Paz leyó el chat de Carlos. Mencionaba el grito que ella quería olvidar. Lo ignoró. Deseaba borrar de su mente el instante en que le avisaron que Laura, su prima más querida, había muerto. Lloró encerrada. Lloró furiosa. La pandemia no le permitiría despedirse, verla una vez, la última, imaginar que vivía. Refugiarse en los libros, hacer los informes de lectura, qué más quedaba. Pero no encontraba palabras para decir: No puedo hablar. No ahora.
Miraba mi celular a cada rato. ¿Estaría enferma? Es horrible inventarse historias cuando no tienes certezas. Y la ventana seguía cerrada. Esperé un mes entero. De día y de noche me reconcentré en el trabajo y fui ascendido a jefe de programadores. Aunque mi inglés es malo, parece que lo críptico es el lenguaje universal.
Tomé un libro de mi estantería, el único de narrativa. Me vestí con un abrigo impermeable negro al que rocíe de alcohol; con mascarilla y protector facial, con guantes descartables, una improvisación de astronauta pero tan necesaria. El sol había roto la neblina. Me sentí confiado. Toqué el timbre, esperé y unos pasos tímidos se acercaron. Por toda respuesta escuché los maullidos y las pisadas alejándose. Regresé con el libro a mi puerta.

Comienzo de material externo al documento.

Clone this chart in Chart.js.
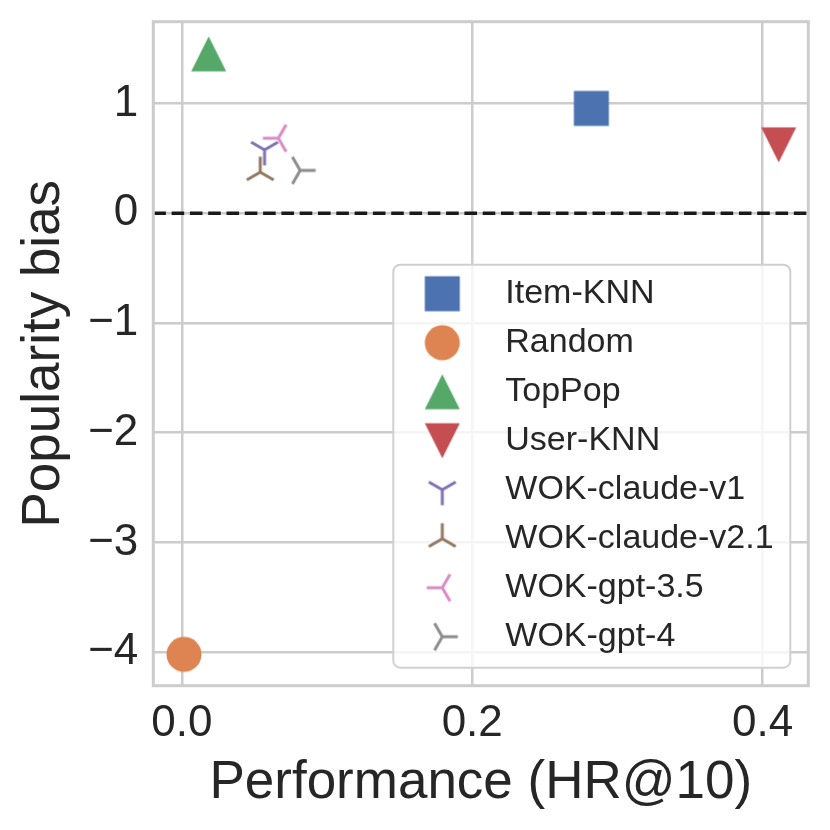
<!DOCTYPE html>
<html>
<head>
<meta charset="utf-8">
<script src="https://cdn.jsdelivr.net/npm/chart.js@4.4.0/dist/chart.umd.min.js"></script>
<style>
  html, body { margin: 0; padding: 0; background: #fff; }
  #wrap { width: 830px; height: 830px; }
</style>
</head>
<body>
<div id="wrap"><canvas id="chartCanvas" width="830" height="830"></canvas></div>
<script>
// Valores
var metodos = ["Item-KNN", "Random", "TopPop", "User-KNN", "WOK-claude-v1", "WOK-claude-v2.1", "WOK-gpt-3.5", "WOK-gpt-4"];
var rendimiento = [0.282, 0.0015, 0.0185, 0.411, 0.057, 0.054, 0.0665, 0.0815];
var sesgo = [0.955, -4.02, 1.452, 0.623, 0.577, 0.374, 0.683, 0.390];
var xTicks = [0.0, 0.2, 0.4];
var xTickLabels = ["0.0", "0.2", "0.4"];
var yTicks = [-4, -3, -2, -1, 0, 1];
var xLim = [-0.0196, 0.4314];
var yLim = [-4.306, 1.745];

// Estilos (paleta "deep" de seaborn y marcadores de matplotlib)
var colores = ["#4C72B0", "#DD8452", "#55A868", "#C44E52", "#8172B3", "#937860", "#DA8BC3", "#8C8C8C"];
var marcadores = ["square", "circle", "triangle_up", "triangle_down", "tri_down", "tri_up", "tri_left", "tri_right"];

var fuente = "'Liberation Sans', Arial, Helvetica, sans-serif";
var colorTexto = "#262626";

// Dibuja cada marcador en un canvas pequeño para usarlo como pointStyle
function crearMarcador(tipo, color) {
  var c = document.createElement("canvas");
  c.width = 40;
  c.height = 40;
  var g = c.getContext("2d");
  var m = 20, h = 17.5;
  g.fillStyle = color;
  g.strokeStyle = color;
  g.lineWidth = 3;
  if (tipo === "square") {
    g.fillRect(m - h, m - h, 2 * h, 2 * h);
  } else if (tipo === "circle") {
    g.beginPath();
    g.arc(m, m, h, 0, 2 * Math.PI);
    g.fill();
  } else if (tipo === "triangle_up" || tipo === "triangle_down") {
    var s = tipo === "triangle_up" ? 1 : -1;
    g.beginPath();
    g.moveTo(m, m - s * h);
    g.lineTo(m - h, m + s * h);
    g.lineTo(m + h, m + s * h);
    g.closePath();
    g.fill();
  } else {
    // direccion del brazo principal en grados de pantalla
    var ang = { tri_down: 90, tri_up: -90, tri_left: 180, tri_right: 0 }[tipo];
    var r = 15.5;
    g.beginPath();
    for (var k = 0; k < 3; k++) {
      var a = (ang + 120 * k) * Math.PI / 180;
      g.moveTo(m, m);
      g.lineTo(m + r * Math.cos(a), m + r * Math.sin(a));
    }
    g.stroke();
  }
  return c;
}

var imagenes = marcadores.map(function (t, i) { return crearMarcador(t, colores[i]); });

var datasets = metodos.map(function (nombre, i) {
  return {
    type: "scatter",
    label: nombre,
    data: [{ x: rendimiento[i], y: sesgo[i] }],
    pointStyle: imagenes[i],
    pointRadius: 17,
    pointHoverRadius: 17,
    backgroundColor: colores[i],
    borderColor: colores[i],
    order: 1
  };
});

// Línea discontinua en y = 0
datasets.push({
  type: "line",
  label: "cero",
  data: [{ x: xLim[0], y: 0 }, { x: xLim[1], y: 0 }],
  borderColor: "#1a1a1a",
  borderWidth: 3.4,
  borderDash: [12.6, 5.7],
  pointRadius: 0,
  fill: false,
  order: 0
});

// Marco de los ejes y leyenda dentro del área del gráfico
var marcoYLeyenda = {
  id: "marcoYLeyenda",
  afterDraw: function (chart) {
    var a = chart.chartArea;
    var ctx = chart.ctx;
    ctx.save();
    ctx.strokeStyle = "#cccccc";
    ctx.lineWidth = 3;
    ctx.strokeRect(a.left, a.top, a.right - a.left, a.bottom - a.top);

    var w = 397, h = 403, rad = 7;
    var x0 = a.right - 18 - w, y0 = a.bottom - 18 - h;
    ctx.beginPath();
    ctx.moveTo(x0 + rad, y0);
    ctx.arcTo(x0 + w, y0, x0 + w, y0 + h, rad);
    ctx.arcTo(x0 + w, y0 + h, x0, y0 + h, rad);
    ctx.arcTo(x0, y0 + h, x0, y0, rad);
    ctx.arcTo(x0, y0, x0 + w, y0, rad);
    ctx.closePath();
    ctx.fillStyle = "rgba(255,255,255,0.8)";
    ctx.fill();
    ctx.strokeStyle = "#d0d0d0";
    ctx.lineWidth = 2;
    ctx.stroke();

    ctx.font = "34px " + fuente;
    ctx.fillStyle = colorTexto;
    ctx.textAlign = "left";
    ctx.textBaseline = "alphabetic";
    metodos.forEach(function (nombre, i) {
      var yy = y0 + 29 + 49 * i;
      var img = imagenes[i];
      ctx.drawImage(img, x0 + 49 - img.width / 2, yy - img.height / 2);
      ctx.fillText(nombre, x0 + 112, yy + 9.5);
    });
    ctx.restore();
  }
};

var chartConfig = {
  type: "scatter",
  data: { datasets: datasets },
  plugins: [marcoYLeyenda],
  options: {
    responsive: false,
    animation: false,
    events: [],
    layout: { padding: { left: 0, top: 21.7, right: 21.7, bottom: 0 } },
    plugins: {
      legend: { display: false },
      tooltip: { enabled: false }
    },
    scales: {
      x: {
        type: "linear",
        min: xLim[0],
        max: xLim[1],
        afterBuildTicks: function (s) { s.ticks = xTicks.map(function (v) { return { value: v }; }); },
        afterFit: function (s) { s.height = 144.3; s.paddingLeft = 0; s.paddingRight = 0; },
        grid: { color: "#cccccc", lineWidth: 2.5, drawTicks: false },
        border: { display: false },
        ticks: {
          padding: 12,
          color: colorTexto,
          font: { family: fuente, size: 44 },
          callback: function (v, i) { return xTickLabels[i]; }
        },
        title: {
          display: true,
          text: "Performance (HR@10)",
          color: colorTexto,
          font: { family: fuente, size: 53 },
          padding: { top: 0, bottom: 15 }
        }
      },
      y: {
        type: "linear",
        min: yLim[0],
        max: yLim[1],
        afterBuildTicks: function (s) { s.ticks = yTicks.map(function (v) { return { value: v }; }); },
        afterFit: function (s) { s.width = 153.3; s.paddingTop = 0; s.paddingBottom = 0; },
        grid: { color: "#cccccc", lineWidth: 2.5, drawTicks: false },
        border: { display: false },
        ticks: {
          padding: 15,
          color: colorTexto,
          font: { family: fuente, size: 44 },
          callback: function (v) { return v < 0 ? "\u2212" + Math.abs(v) : String(v); }
        },
        title: {
          display: true,
          text: "Popularity bias",
          color: colorTexto,
          font: { family: fuente, size: 53 },
          padding: { top: 13, bottom: 0 }
        }
      }
    }
  }
};

var myChart = new Chart(document.getElementById("chartCanvas").getContext("2d"), chartConfig);
</script>
</body>
</html>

No insistí más. Estaba viva. Eso era todo lo que importaba.
Al poco tiempo me enteré de que había dejado el departamento. El portero me dijo que tuvo un problema familiar y se fue con dos maletas, el gato y una jaula. Ningún mueble era suyo. Veo el sofá, conserva la hondura de su cuerpo.
He pedido a una librería los libros que me recomendó. Aunque los lea todos no voy a entenderla.